STATED EXERCISE. Transcribe the listing verbatim. Do not carry over any pictures.

— start of SOURCE EXCERPT —

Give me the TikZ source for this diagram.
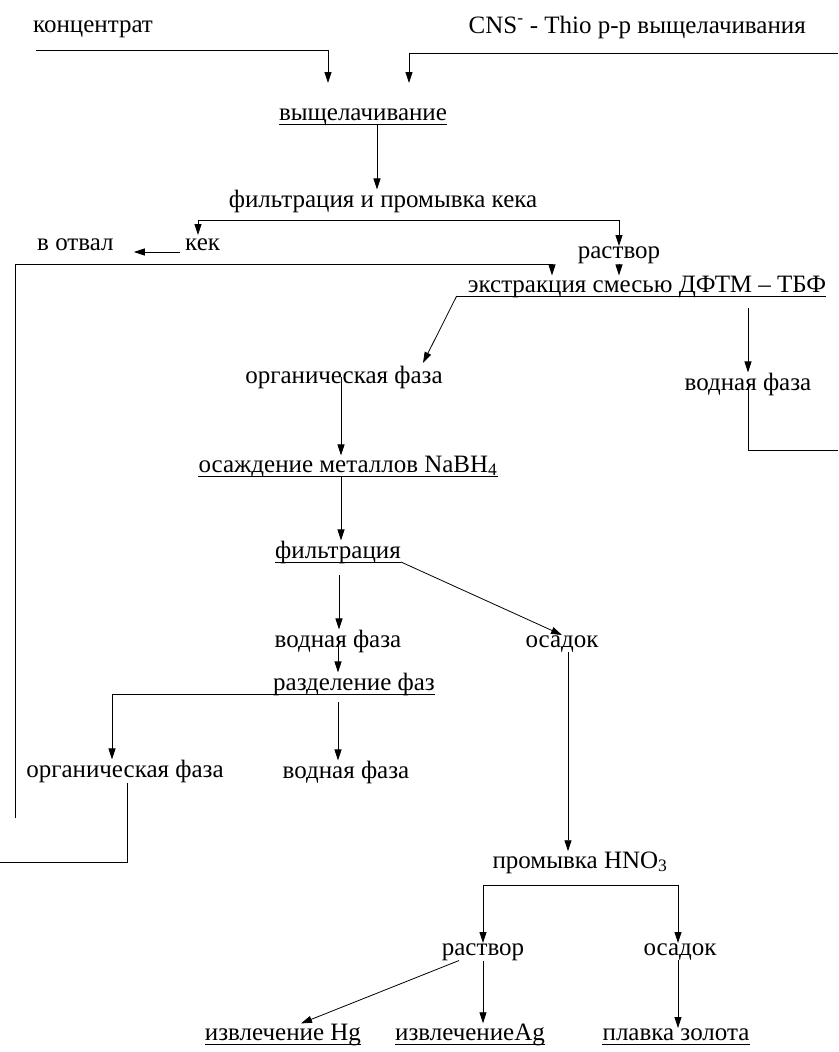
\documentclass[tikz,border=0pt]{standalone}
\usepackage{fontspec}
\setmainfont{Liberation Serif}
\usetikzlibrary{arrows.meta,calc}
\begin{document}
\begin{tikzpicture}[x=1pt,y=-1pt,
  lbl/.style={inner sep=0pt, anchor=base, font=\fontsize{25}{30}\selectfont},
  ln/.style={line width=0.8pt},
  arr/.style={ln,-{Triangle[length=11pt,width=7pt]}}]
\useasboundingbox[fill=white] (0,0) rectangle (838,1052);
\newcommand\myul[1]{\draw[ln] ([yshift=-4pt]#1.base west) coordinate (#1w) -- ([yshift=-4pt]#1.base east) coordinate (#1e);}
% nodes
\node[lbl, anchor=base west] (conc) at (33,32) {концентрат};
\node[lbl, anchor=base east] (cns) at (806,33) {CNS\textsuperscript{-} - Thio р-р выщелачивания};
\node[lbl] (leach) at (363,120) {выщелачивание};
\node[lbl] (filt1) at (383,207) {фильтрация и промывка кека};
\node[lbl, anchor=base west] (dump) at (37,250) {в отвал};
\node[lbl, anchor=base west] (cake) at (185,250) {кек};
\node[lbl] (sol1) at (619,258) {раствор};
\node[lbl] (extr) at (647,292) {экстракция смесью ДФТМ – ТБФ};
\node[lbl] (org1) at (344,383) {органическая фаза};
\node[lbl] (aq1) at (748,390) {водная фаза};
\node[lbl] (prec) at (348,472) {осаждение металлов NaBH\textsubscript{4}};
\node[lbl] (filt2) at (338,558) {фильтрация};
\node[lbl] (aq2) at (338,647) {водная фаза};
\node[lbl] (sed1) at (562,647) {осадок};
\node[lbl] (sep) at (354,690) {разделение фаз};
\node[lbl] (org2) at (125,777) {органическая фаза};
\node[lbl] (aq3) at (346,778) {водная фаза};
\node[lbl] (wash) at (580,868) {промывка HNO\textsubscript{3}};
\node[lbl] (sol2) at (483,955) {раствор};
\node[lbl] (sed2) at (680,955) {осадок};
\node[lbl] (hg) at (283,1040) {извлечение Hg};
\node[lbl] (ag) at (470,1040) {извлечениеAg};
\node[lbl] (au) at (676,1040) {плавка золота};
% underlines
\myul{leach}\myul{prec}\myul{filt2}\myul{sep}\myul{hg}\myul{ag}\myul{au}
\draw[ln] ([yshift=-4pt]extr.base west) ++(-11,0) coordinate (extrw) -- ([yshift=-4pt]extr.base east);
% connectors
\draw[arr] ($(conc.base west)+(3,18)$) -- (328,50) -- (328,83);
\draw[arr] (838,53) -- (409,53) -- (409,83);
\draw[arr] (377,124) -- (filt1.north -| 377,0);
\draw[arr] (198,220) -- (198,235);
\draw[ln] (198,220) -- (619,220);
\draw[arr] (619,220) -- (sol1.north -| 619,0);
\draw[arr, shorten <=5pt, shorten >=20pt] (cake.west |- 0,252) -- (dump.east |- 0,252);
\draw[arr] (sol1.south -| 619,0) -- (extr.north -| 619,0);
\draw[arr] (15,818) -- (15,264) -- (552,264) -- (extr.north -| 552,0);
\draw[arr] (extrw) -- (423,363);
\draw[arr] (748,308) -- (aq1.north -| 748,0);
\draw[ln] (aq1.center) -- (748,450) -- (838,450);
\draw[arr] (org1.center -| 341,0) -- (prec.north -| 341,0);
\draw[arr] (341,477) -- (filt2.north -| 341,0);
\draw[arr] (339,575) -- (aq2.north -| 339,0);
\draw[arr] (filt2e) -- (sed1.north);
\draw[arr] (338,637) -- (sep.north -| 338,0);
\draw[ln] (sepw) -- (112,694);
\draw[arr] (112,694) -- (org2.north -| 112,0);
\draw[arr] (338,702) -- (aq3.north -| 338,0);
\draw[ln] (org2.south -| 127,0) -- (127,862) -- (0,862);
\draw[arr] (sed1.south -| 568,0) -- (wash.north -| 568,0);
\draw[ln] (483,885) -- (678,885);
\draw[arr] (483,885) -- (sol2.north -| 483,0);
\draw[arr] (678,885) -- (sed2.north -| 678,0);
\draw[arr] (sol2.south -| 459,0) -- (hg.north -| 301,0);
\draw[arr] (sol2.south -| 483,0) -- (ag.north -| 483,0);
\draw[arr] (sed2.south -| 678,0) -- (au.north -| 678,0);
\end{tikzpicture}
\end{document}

— end of SOURCE EXCERPT —

TASK SOLUTION.
Give me the TikZ source for this diagram.
\documentclass[tikz,border=0pt]{standalone}
\usepackage{fontspec}
\setmainfont{Liberation Serif}
\usetikzlibrary{arrows.meta,calc}
\begin{document}
\begin{tikzpicture}[x=1pt,y=-1pt,
  lbl/.style={inner sep=0pt, anchor=base, font=\fontsize{25}{30}\selectfont},
  ln/.style={line width=0.8pt},
  arr/.style={ln,-{Triangle[length=11pt,width=7pt]}}]
\useasboundingbox[fill=white] (0,0) rectangle (838,1052);
\newcommand\myul[1]{\draw[ln] ([yshift=-4pt]#1.base west) coordinate (#1w) -- ([yshift=-4pt]#1.base east) coordinate (#1e);}
% nodes
\node[lbl, anchor=base west] (conc) at (33,32) {концентрат};
\node[lbl, anchor=base east] (cns) at (806,33) {CNS\textsuperscript{-} - Thio р-р выщелачивания};
\node[lbl] (leach) at (363,120) {выщелачивание};
\node[lbl] (filt1) at (383,207) {фильтрация и промывка кека};
\node[lbl, anchor=base west] (dump) at (37,250) {в отвал};
\node[lbl, anchor=base west] (cake) at (185,250) {кек};
\node[lbl] (sol1) at (619,258) {раствор};
\node[lbl] (extr) at (647,292) {экстракция смесью ДФТМ – ТБФ};
\node[lbl] (org1) at (344,383) {органическая фаза};
\node[lbl] (aq1) at (748,390) {водная фаза};
\node[lbl] (prec) at (348,472) {осаждение металлов NaBH\textsubscript{4}};
\node[lbl] (filt2) at (338,558) {фильтрация};
\node[lbl] (aq2) at (338,647) {водная фаза};
\node[lbl] (sed1) at (562,647) {осадок};
\node[lbl] (sep) at (354,690) {разделение фаз};
\node[lbl] (org2) at (125,777) {органическая фаза};
\node[lbl] (aq3) at (346,778) {водная фаза};
\node[lbl] (wash) at (580,868) {промывка HNO\textsubscript{3}};
\node[lbl] (sol2) at (483,955) {раствор};
\node[lbl] (sed2) at (680,955) {осадок};
\node[lbl] (hg) at (283,1040) {извлечение Hg};
\node[lbl] (ag) at (470,1040) {извлечениеAg};
\node[lbl] (au) at (676,1040) {плавка золота};
% underlines
\myul{leach}\myul{prec}\myul{filt2}\myul{sep}\myul{hg}\myul{ag}\myul{au}
\draw[ln] ([yshift=-4pt]extr.base west) ++(-11,0) coordinate (extrw) -- ([yshift=-4pt]extr.base east);
% connectors
\draw[arr] ($(conc.base west)+(3,18)$) -- (328,50) -- (328,83);
\draw[arr] (838,53) -- (409,53) -- (409,83);
\draw[arr] (377,124) -- (filt1.north -| 377,0);
\draw[arr] (198,220) -- (198,235);
\draw[ln] (198,220) -- (619,220);
\draw[arr] (619,220) -- (sol1.north -| 619,0);
\draw[arr, shorten <=5pt, shorten >=20pt] (cake.west |- 0,252) -- (dump.east |- 0,252);
\draw[arr] (sol1.south -| 619,0) -- (extr.north -| 619,0);
\draw[arr] (15,818) -- (15,264) -- (552,264) -- (extr.north -| 552,0);
\draw[arr] (extrw) -- (423,363);
\draw[arr] (748,308) -- (aq1.north -| 748,0);
\draw[ln] (aq1.center) -- (748,450) -- (838,450);
\draw[arr] (org1.center -| 341,0) -- (prec.north -| 341,0);
\draw[arr] (341,477) -- (filt2.north -| 341,0);
\draw[arr] (339,575) -- (aq2.north -| 339,0);
\draw[arr] (filt2e) -- (sed1.north);
\draw[arr] (338,637) -- (sep.north -| 338,0);
\draw[ln] (sepw) -- (112,694);
\draw[arr] (112,694) -- (org2.north -| 112,0);
\draw[arr] (338,702) -- (aq3.north -| 338,0);
\draw[ln] (org2.south -| 127,0) -- (127,862) -- (0,862);
\draw[arr] (sed1.south -| 568,0) -- (wash.north -| 568,0);
\draw[ln] (483,885) -- (678,885);
\draw[arr] (483,885) -- (sol2.north -| 483,0);
\draw[arr] (678,885) -- (sed2.north -| 678,0);
\draw[arr] (sol2.south -| 459,0) -- (hg.north -| 301,0);
\draw[arr] (sol2.south -| 483,0) -- (ag.north -| 483,0);
\draw[arr] (sed2.south -| 678,0) -- (au.north -| 678,0);
\end{tikzpicture}
\end{document}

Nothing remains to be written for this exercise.